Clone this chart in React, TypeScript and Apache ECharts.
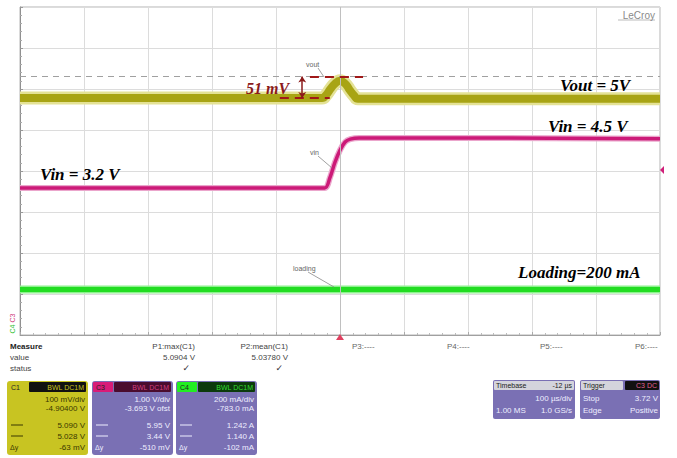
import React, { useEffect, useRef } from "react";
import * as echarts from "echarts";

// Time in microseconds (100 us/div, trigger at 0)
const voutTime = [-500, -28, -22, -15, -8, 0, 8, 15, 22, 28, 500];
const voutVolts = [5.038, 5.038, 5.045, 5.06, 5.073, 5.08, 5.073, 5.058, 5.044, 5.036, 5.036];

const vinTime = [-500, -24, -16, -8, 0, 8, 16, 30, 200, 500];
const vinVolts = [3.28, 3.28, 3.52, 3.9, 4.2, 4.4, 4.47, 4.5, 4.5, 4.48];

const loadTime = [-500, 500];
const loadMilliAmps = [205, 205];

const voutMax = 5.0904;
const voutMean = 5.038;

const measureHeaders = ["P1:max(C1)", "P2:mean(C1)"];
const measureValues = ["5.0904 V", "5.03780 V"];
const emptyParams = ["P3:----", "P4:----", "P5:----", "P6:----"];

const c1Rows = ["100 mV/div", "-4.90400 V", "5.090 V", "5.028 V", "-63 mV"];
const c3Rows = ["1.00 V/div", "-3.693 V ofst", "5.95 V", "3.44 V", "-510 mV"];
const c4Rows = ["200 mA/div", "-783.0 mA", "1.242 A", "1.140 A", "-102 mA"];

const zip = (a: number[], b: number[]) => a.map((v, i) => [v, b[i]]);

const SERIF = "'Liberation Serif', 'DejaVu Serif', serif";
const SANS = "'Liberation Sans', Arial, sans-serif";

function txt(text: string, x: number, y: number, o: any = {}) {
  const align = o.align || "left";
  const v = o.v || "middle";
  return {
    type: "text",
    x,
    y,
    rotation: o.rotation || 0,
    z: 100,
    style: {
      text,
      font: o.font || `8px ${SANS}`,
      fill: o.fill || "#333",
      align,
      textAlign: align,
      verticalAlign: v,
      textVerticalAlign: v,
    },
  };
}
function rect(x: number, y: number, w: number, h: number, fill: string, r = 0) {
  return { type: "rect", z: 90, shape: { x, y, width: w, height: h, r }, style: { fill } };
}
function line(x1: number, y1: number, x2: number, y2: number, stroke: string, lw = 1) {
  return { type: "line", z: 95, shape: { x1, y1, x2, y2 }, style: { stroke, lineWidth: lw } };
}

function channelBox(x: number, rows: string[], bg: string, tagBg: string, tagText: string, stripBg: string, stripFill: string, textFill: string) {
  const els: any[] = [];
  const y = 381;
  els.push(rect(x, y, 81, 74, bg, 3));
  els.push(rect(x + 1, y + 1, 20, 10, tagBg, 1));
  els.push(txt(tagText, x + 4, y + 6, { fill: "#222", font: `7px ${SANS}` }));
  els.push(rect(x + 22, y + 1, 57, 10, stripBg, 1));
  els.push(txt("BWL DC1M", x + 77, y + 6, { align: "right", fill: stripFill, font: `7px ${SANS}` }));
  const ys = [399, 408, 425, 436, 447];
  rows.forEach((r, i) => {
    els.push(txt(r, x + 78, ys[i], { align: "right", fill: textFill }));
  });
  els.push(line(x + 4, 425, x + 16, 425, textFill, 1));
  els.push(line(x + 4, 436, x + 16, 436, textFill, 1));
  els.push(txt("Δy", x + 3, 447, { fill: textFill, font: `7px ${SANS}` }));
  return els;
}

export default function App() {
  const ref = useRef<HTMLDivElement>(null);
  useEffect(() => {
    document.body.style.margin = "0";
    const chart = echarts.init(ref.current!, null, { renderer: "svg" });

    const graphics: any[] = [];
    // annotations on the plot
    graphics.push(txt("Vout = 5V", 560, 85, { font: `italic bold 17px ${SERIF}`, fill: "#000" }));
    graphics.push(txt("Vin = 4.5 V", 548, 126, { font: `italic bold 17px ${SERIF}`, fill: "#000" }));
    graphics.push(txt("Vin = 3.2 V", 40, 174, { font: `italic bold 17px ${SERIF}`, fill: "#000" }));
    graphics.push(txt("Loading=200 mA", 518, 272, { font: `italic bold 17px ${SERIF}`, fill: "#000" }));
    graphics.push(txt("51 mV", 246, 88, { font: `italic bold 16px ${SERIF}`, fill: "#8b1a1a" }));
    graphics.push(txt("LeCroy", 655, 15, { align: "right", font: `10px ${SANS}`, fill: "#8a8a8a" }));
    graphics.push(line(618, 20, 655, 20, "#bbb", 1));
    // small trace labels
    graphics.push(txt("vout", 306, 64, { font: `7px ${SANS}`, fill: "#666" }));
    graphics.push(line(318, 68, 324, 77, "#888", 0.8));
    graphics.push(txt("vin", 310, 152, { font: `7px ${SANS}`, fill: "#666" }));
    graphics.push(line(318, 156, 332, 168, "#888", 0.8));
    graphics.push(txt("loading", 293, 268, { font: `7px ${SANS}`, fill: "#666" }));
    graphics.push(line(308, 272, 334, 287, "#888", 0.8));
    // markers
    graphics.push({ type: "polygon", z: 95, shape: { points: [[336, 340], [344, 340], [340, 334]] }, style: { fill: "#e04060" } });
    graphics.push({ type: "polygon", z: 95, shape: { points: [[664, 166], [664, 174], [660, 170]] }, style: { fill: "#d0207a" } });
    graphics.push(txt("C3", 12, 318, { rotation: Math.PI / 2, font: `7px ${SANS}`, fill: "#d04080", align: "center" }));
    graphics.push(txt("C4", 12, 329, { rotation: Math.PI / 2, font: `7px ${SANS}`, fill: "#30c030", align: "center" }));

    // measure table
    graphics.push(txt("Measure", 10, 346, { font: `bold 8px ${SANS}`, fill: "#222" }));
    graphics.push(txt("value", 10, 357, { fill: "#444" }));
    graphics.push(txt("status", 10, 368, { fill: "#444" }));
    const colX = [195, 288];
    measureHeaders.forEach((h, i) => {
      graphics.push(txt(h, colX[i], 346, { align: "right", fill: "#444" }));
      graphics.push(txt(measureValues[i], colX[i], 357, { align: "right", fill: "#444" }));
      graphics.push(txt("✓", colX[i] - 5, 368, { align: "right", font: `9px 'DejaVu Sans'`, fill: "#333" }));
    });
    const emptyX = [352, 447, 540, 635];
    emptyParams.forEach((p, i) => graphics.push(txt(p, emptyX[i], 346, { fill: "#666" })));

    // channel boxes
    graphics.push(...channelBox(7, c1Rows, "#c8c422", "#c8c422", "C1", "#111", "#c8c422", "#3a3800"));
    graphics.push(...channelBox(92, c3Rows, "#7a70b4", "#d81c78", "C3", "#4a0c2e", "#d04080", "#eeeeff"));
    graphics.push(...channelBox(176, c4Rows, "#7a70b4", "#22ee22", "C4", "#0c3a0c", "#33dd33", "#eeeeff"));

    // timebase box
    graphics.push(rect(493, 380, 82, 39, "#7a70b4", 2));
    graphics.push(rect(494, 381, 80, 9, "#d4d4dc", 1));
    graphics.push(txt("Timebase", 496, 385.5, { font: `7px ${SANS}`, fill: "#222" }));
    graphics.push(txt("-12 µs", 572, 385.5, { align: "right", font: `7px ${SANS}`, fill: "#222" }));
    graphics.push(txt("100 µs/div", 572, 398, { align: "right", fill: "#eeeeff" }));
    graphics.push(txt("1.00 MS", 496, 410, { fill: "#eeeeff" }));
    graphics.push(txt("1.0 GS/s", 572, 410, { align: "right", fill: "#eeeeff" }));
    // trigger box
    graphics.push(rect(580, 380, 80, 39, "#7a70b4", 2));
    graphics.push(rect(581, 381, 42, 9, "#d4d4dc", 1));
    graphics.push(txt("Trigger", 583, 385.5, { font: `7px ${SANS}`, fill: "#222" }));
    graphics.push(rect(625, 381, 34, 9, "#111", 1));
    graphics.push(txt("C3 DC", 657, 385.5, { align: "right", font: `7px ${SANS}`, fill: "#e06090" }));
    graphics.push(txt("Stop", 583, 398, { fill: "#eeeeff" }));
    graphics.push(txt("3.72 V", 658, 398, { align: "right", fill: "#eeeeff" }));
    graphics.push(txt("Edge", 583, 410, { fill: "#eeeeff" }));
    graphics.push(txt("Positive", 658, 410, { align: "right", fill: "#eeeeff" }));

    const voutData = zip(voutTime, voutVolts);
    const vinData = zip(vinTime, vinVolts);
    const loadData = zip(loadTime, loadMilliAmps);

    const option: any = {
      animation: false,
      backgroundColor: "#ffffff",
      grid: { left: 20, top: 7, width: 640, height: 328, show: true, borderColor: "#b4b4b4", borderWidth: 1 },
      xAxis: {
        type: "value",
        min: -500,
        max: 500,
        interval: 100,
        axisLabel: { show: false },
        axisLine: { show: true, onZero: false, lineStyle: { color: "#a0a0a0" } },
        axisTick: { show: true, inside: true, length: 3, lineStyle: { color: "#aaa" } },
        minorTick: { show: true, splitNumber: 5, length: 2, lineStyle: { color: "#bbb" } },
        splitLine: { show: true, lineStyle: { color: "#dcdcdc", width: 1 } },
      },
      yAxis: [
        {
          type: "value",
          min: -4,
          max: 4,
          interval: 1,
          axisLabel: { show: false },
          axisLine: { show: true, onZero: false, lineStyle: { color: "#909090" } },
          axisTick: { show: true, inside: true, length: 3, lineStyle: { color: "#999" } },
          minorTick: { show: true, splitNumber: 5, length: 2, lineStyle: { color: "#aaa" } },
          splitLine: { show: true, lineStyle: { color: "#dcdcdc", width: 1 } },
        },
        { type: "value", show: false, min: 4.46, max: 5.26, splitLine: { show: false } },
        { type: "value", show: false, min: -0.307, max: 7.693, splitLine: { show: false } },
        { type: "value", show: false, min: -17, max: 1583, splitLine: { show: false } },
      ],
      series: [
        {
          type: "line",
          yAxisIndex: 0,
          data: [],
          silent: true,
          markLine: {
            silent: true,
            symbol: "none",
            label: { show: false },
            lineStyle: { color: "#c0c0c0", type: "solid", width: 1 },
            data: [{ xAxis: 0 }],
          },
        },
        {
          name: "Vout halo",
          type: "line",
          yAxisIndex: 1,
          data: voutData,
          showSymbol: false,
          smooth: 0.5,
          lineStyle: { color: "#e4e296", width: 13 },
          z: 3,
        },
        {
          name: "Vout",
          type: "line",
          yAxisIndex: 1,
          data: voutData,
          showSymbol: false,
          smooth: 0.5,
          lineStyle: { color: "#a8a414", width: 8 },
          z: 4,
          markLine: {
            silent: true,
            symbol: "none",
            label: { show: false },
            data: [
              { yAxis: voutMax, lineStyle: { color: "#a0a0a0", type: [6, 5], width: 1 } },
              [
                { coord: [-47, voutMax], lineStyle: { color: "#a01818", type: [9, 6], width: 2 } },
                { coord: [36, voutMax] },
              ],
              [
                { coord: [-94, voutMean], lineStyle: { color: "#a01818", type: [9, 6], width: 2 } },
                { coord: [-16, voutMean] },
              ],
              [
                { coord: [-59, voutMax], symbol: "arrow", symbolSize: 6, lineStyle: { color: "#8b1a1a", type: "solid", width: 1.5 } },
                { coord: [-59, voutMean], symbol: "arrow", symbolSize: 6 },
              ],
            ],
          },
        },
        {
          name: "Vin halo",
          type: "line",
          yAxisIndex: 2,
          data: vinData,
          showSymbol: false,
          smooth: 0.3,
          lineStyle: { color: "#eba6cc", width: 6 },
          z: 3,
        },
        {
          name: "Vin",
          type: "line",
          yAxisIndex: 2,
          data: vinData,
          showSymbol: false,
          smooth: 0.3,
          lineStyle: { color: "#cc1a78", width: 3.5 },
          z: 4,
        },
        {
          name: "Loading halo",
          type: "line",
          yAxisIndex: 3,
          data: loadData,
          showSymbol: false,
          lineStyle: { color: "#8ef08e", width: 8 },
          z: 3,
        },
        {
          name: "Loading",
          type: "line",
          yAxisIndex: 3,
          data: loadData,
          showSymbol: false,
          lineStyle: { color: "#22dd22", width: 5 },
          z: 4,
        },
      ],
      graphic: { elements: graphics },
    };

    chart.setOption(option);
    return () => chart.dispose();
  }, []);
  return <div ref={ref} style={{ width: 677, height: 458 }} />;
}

▬▬▬

#### Aim of the task
Omitting all pictures, restate exactly the lines of the material from its start through the line that contains "const voutMean = 5.038;".

#### Completed task
Clone this chart in React, TypeScript and Apache ECharts.
import React, { useEffect, useRef } from "react";
import * as echarts from "echarts";

// Time in microseconds (100 us/div, trigger at 0)
const voutTime = [-500, -28, -22, -15, -8, 0, 8, 15, 22, 28, 500];
const voutVolts = [5.038, 5.038, 5.045, 5.06, 5.073, 5.08, 5.073, 5.058, 5.044, 5.036, 5.036];

const vinTime = [-500, -24, -16, -8, 0, 8, 16, 30, 200, 500];
const vinVolts = [3.28, 3.28, 3.52, 3.9, 4.2, 4.4, 4.47, 4.5, 4.5, 4.48];

const loadTime = [-500, 500];
const loadMilliAmps = [205, 205];

const voutMax = 5.0904;
const voutMean = 5.038;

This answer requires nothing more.